### COLLECTED DATA ###

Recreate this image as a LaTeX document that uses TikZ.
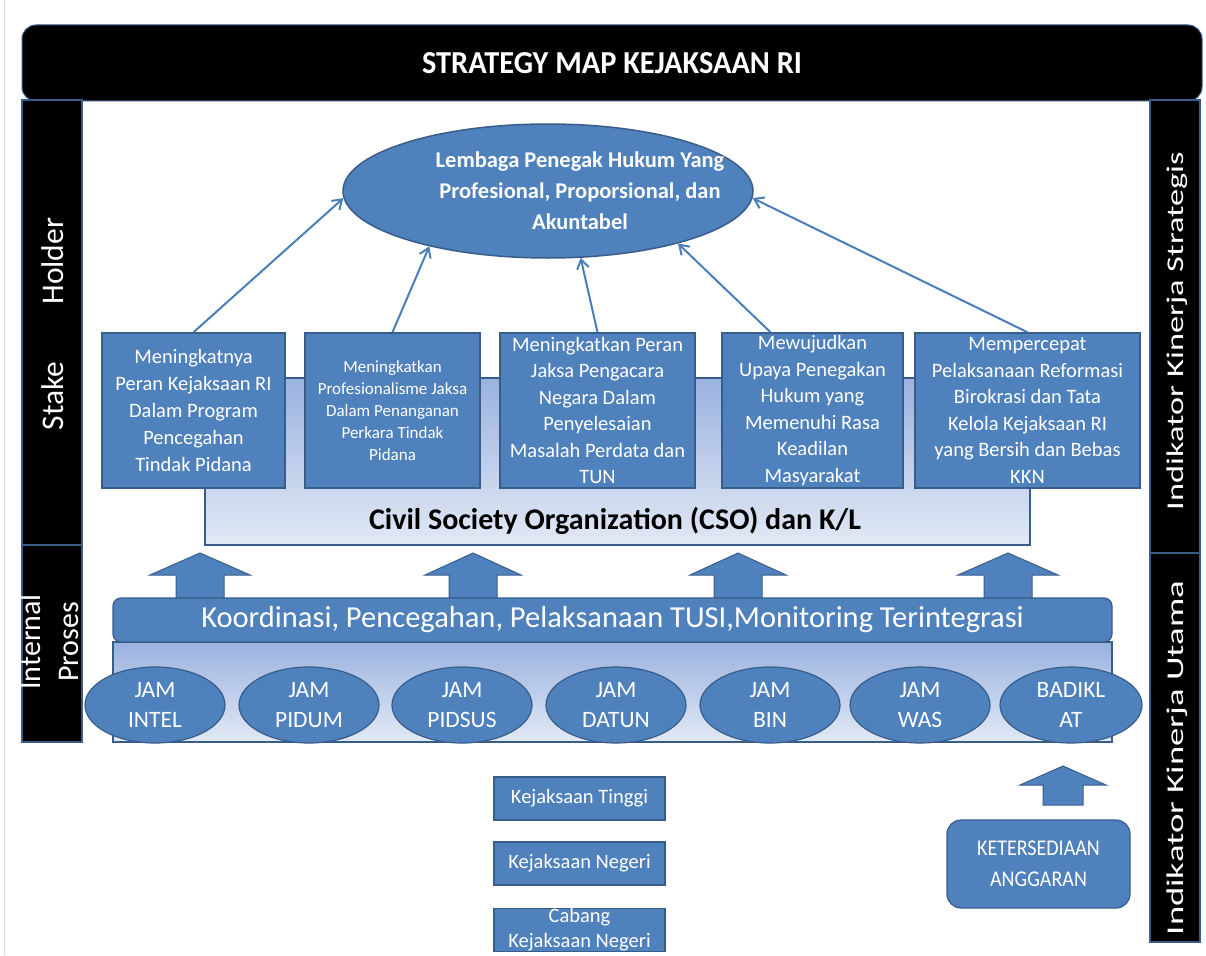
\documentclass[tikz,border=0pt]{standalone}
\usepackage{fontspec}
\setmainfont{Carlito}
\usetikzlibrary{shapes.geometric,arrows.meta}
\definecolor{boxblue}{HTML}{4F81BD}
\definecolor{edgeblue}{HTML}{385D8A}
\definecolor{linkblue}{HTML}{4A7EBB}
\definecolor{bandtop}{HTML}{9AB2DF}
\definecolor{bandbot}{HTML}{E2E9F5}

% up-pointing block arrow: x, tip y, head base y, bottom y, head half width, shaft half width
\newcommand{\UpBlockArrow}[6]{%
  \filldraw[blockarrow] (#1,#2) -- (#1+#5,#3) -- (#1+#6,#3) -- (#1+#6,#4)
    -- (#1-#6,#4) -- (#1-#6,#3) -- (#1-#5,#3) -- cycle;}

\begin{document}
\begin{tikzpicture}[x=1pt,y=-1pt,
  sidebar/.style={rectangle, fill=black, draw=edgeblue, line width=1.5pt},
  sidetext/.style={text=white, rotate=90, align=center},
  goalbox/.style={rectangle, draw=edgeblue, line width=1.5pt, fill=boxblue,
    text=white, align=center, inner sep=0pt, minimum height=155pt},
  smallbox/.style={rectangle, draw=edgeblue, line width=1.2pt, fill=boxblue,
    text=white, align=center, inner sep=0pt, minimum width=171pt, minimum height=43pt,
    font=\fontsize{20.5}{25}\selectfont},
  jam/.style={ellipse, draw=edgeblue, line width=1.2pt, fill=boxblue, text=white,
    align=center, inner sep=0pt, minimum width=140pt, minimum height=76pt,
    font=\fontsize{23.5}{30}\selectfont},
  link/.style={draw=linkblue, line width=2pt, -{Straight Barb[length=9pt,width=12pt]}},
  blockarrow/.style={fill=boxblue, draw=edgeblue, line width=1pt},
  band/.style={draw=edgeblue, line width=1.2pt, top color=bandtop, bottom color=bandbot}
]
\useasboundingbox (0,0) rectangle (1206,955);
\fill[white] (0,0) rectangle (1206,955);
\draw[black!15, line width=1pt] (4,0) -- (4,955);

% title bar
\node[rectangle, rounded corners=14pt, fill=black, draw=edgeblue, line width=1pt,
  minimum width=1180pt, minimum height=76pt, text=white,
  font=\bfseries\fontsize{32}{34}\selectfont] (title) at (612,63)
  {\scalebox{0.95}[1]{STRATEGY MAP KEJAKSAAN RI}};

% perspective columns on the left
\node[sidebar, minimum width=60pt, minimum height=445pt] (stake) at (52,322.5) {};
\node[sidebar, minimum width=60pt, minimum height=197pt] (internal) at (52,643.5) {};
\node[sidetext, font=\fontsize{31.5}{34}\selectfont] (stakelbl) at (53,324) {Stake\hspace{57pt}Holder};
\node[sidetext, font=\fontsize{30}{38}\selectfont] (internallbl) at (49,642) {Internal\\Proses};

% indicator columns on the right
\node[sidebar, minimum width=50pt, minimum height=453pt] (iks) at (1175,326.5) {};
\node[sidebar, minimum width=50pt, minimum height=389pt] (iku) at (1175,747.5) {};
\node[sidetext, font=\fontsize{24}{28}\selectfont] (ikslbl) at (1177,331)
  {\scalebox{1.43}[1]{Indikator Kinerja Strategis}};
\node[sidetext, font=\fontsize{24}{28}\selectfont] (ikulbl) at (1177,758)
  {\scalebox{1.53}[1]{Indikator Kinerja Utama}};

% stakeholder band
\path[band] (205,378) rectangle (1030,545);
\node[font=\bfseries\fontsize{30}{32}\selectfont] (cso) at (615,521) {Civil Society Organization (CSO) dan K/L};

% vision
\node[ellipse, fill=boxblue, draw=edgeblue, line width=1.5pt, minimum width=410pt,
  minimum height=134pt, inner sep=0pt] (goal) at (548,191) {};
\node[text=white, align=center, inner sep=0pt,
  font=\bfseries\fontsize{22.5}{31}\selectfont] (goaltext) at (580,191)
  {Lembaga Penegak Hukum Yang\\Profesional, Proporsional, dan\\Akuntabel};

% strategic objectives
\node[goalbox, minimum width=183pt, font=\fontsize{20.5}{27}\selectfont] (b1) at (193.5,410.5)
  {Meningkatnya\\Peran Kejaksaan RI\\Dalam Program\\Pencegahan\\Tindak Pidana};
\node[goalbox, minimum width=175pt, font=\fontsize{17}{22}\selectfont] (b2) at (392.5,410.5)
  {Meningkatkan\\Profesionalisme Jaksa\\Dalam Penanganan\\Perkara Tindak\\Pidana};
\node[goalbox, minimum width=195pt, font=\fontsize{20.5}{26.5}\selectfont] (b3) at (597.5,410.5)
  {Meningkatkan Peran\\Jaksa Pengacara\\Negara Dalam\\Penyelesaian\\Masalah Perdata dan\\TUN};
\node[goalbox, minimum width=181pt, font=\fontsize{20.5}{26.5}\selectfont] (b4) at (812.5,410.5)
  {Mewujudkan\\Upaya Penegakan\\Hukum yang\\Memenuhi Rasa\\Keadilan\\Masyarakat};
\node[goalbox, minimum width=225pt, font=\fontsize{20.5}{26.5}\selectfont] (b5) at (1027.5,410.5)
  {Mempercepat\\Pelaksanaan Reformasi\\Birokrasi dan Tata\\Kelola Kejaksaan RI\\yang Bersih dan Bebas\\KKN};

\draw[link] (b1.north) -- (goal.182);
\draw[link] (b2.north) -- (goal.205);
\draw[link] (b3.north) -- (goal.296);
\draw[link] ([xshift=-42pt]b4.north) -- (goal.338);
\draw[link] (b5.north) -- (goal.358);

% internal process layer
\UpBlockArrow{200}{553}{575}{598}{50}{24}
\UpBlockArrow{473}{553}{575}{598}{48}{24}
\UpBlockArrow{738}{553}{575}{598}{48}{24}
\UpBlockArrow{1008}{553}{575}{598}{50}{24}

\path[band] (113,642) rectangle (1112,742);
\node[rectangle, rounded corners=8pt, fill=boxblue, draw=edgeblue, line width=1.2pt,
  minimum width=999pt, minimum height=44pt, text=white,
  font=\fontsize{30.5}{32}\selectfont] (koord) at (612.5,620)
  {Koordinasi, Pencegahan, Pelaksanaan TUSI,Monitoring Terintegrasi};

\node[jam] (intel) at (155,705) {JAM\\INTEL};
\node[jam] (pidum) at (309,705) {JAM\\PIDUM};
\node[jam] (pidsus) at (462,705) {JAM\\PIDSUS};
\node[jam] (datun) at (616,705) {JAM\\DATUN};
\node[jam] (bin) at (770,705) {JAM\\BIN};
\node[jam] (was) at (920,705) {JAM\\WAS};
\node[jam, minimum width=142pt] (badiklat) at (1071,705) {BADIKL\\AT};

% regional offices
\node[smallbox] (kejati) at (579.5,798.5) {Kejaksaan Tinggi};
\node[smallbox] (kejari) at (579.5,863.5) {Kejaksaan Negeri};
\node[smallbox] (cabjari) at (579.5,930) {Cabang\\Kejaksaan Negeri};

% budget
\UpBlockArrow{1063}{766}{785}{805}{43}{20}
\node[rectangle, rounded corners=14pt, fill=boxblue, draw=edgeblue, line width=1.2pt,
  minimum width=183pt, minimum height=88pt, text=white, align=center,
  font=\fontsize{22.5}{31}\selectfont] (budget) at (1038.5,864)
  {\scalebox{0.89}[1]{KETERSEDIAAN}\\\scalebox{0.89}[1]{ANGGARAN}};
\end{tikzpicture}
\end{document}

###

### INSTRUCTIONS FOR THE TASK
Produce an exact copy of each line of data, skipping embedded images.

### SOLUTION BELOW
Recreate this image as a LaTeX document that uses TikZ.
\documentclass[tikz,border=0pt]{standalone}
\usepackage{fontspec}
\setmainfont{Carlito}
\usetikzlibrary{shapes.geometric,arrows.meta}
\definecolor{boxblue}{HTML}{4F81BD}
\definecolor{edgeblue}{HTML}{385D8A}
\definecolor{linkblue}{HTML}{4A7EBB}
\definecolor{bandtop}{HTML}{9AB2DF}
\definecolor{bandbot}{HTML}{E2E9F5}

% up-pointing block arrow: x, tip y, head base y, bottom y, head half width, shaft half width
\newcommand{\UpBlockArrow}[6]{%
  \filldraw[blockarrow] (#1,#2) -- (#1+#5,#3) -- (#1+#6,#3) -- (#1+#6,#4)
    -- (#1-#6,#4) -- (#1-#6,#3) -- (#1-#5,#3) -- cycle;}

\begin{document}
\begin{tikzpicture}[x=1pt,y=-1pt,
  sidebar/.style={rectangle, fill=black, draw=edgeblue, line width=1.5pt},
  sidetext/.style={text=white, rotate=90, align=center},
  goalbox/.style={rectangle, draw=edgeblue, line width=1.5pt, fill=boxblue,
    text=white, align=center, inner sep=0pt, minimum height=155pt},
  smallbox/.style={rectangle, draw=edgeblue, line width=1.2pt, fill=boxblue,
    text=white, align=center, inner sep=0pt, minimum width=171pt, minimum height=43pt,
    font=\fontsize{20.5}{25}\selectfont},
  jam/.style={ellipse, draw=edgeblue, line width=1.2pt, fill=boxblue, text=white,
    align=center, inner sep=0pt, minimum width=140pt, minimum height=76pt,
    font=\fontsize{23.5}{30}\selectfont},
  link/.style={draw=linkblue, line width=2pt, -{Straight Barb[length=9pt,width=12pt]}},
  blockarrow/.style={fill=boxblue, draw=edgeblue, line width=1pt},
  band/.style={draw=edgeblue, line width=1.2pt, top color=bandtop, bottom color=bandbot}
]
\useasboundingbox (0,0) rectangle (1206,955);
\fill[white] (0,0) rectangle (1206,955);
\draw[black!15, line width=1pt] (4,0) -- (4,955);

% title bar
\node[rectangle, rounded corners=14pt, fill=black, draw=edgeblue, line width=1pt,
  minimum width=1180pt, minimum height=76pt, text=white,
  font=\bfseries\fontsize{32}{34}\selectfont] (title) at (612,63)
  {\scalebox{0.95}[1]{STRATEGY MAP KEJAKSAAN RI}};

% perspective columns on the left
\node[sidebar, minimum width=60pt, minimum height=445pt] (stake) at (52,322.5) {};
\node[sidebar, minimum width=60pt, minimum height=197pt] (internal) at (52,643.5) {};
\node[sidetext, font=\fontsize{31.5}{34}\selectfont] (stakelbl) at (53,324) {Stake\hspace{57pt}Holder};
\node[sidetext, font=\fontsize{30}{38}\selectfont] (internallbl) at (49,642) {Internal\\Proses};

% indicator columns on the right
\node[sidebar, minimum width=50pt, minimum height=453pt] (iks) at (1175,326.5) {};
\node[sidebar, minimum width=50pt, minimum height=389pt] (iku) at (1175,747.5) {};
\node[sidetext, font=\fontsize{24}{28}\selectfont] (ikslbl) at (1177,331)
  {\scalebox{1.43}[1]{Indikator Kinerja Strategis}};
\node[sidetext, font=\fontsize{24}{28}\selectfont] (ikulbl) at (1177,758)
  {\scalebox{1.53}[1]{Indikator Kinerja Utama}};

% stakeholder band
\path[band] (205,378) rectangle (1030,545);
\node[font=\bfseries\fontsize{30}{32}\selectfont] (cso) at (615,521) {Civil Society Organization (CSO) dan K/L};

% vision
\node[ellipse, fill=boxblue, draw=edgeblue, line width=1.5pt, minimum width=410pt,
  minimum height=134pt, inner sep=0pt] (goal) at (548,191) {};
\node[text=white, align=center, inner sep=0pt,
  font=\bfseries\fontsize{22.5}{31}\selectfont] (goaltext) at (580,191)
  {Lembaga Penegak Hukum Yang\\Profesional, Proporsional, dan\\Akuntabel};

% strategic objectives
\node[goalbox, minimum width=183pt, font=\fontsize{20.5}{27}\selectfont] (b1) at (193.5,410.5)
  {Meningkatnya\\Peran Kejaksaan RI\\Dalam Program\\Pencegahan\\Tindak Pidana};
\node[goalbox, minimum width=175pt, font=\fontsize{17}{22}\selectfont] (b2) at (392.5,410.5)
  {Meningkatkan\\Profesionalisme Jaksa\\Dalam Penanganan\\Perkara Tindak\\Pidana};
\node[goalbox, minimum width=195pt, font=\fontsize{20.5}{26.5}\selectfont] (b3) at (597.5,410.5)
  {Meningkatkan Peran\\Jaksa Pengacara\\Negara Dalam\\Penyelesaian\\Masalah Perdata dan\\TUN};
\node[goalbox, minimum width=181pt, font=\fontsize{20.5}{26.5}\selectfont] (b4) at (812.5,410.5)
  {Mewujudkan\\Upaya Penegakan\\Hukum yang\\Memenuhi Rasa\\Keadilan\\Masyarakat};
\node[goalbox, minimum width=225pt, font=\fontsize{20.5}{26.5}\selectfont] (b5) at (1027.5,410.5)
  {Mempercepat\\Pelaksanaan Reformasi\\Birokrasi dan Tata\\Kelola Kejaksaan RI\\yang Bersih dan Bebas\\KKN};

\draw[link] (b1.north) -- (goal.182);
\draw[link] (b2.north) -- (goal.205);
\draw[link] (b3.north) -- (goal.296);
\draw[link] ([xshift=-42pt]b4.north) -- (goal.338);
\draw[link] (b5.north) -- (goal.358);

% internal process layer
\UpBlockArrow{200}{553}{575}{598}{50}{24}
\UpBlockArrow{473}{553}{575}{598}{48}{24}
\UpBlockArrow{738}{553}{575}{598}{48}{24}
\UpBlockArrow{1008}{553}{575}{598}{50}{24}

\path[band] (113,642) rectangle (1112,742);
\node[rectangle, rounded corners=8pt, fill=boxblue, draw=edgeblue, line width=1.2pt,
  minimum width=999pt, minimum height=44pt, text=white,
  font=\fontsize{30.5}{32}\selectfont] (koord) at (612.5,620)
  {Koordinasi, Pencegahan, Pelaksanaan TUSI,Monitoring Terintegrasi};

\node[jam] (intel) at (155,705) {JAM\\INTEL};
\node[jam] (pidum) at (309,705) {JAM\\PIDUM};
\node[jam] (pidsus) at (462,705) {JAM\\PIDSUS};
\node[jam] (datun) at (616,705) {JAM\\DATUN};
\node[jam] (bin) at (770,705) {JAM\\BIN};
\node[jam] (was) at (920,705) {JAM\\WAS};
\node[jam, minimum width=142pt] (badiklat) at (1071,705) {BADIKL\\AT};

% regional offices
\node[smallbox] (kejati) at (579.5,798.5) {Kejaksaan Tinggi};
\node[smallbox] (kejari) at (579.5,863.5) {Kejaksaan Negeri};
\node[smallbox] (cabjari) at (579.5,930) {Cabang\\Kejaksaan Negeri};

% budget
\UpBlockArrow{1063}{766}{785}{805}{43}{20}
\node[rectangle, rounded corners=14pt, fill=boxblue, draw=edgeblue, line width=1.2pt,
  minimum width=183pt, minimum height=88pt, text=white, align=center,
  font=\fontsize{22.5}{31}\selectfont] (budget) at (1038.5,864)
  {\scalebox{0.89}[1]{KETERSEDIAAN}\\\scalebox{0.89}[1]{ANGGARAN}};
\end{tikzpicture}
\end{document}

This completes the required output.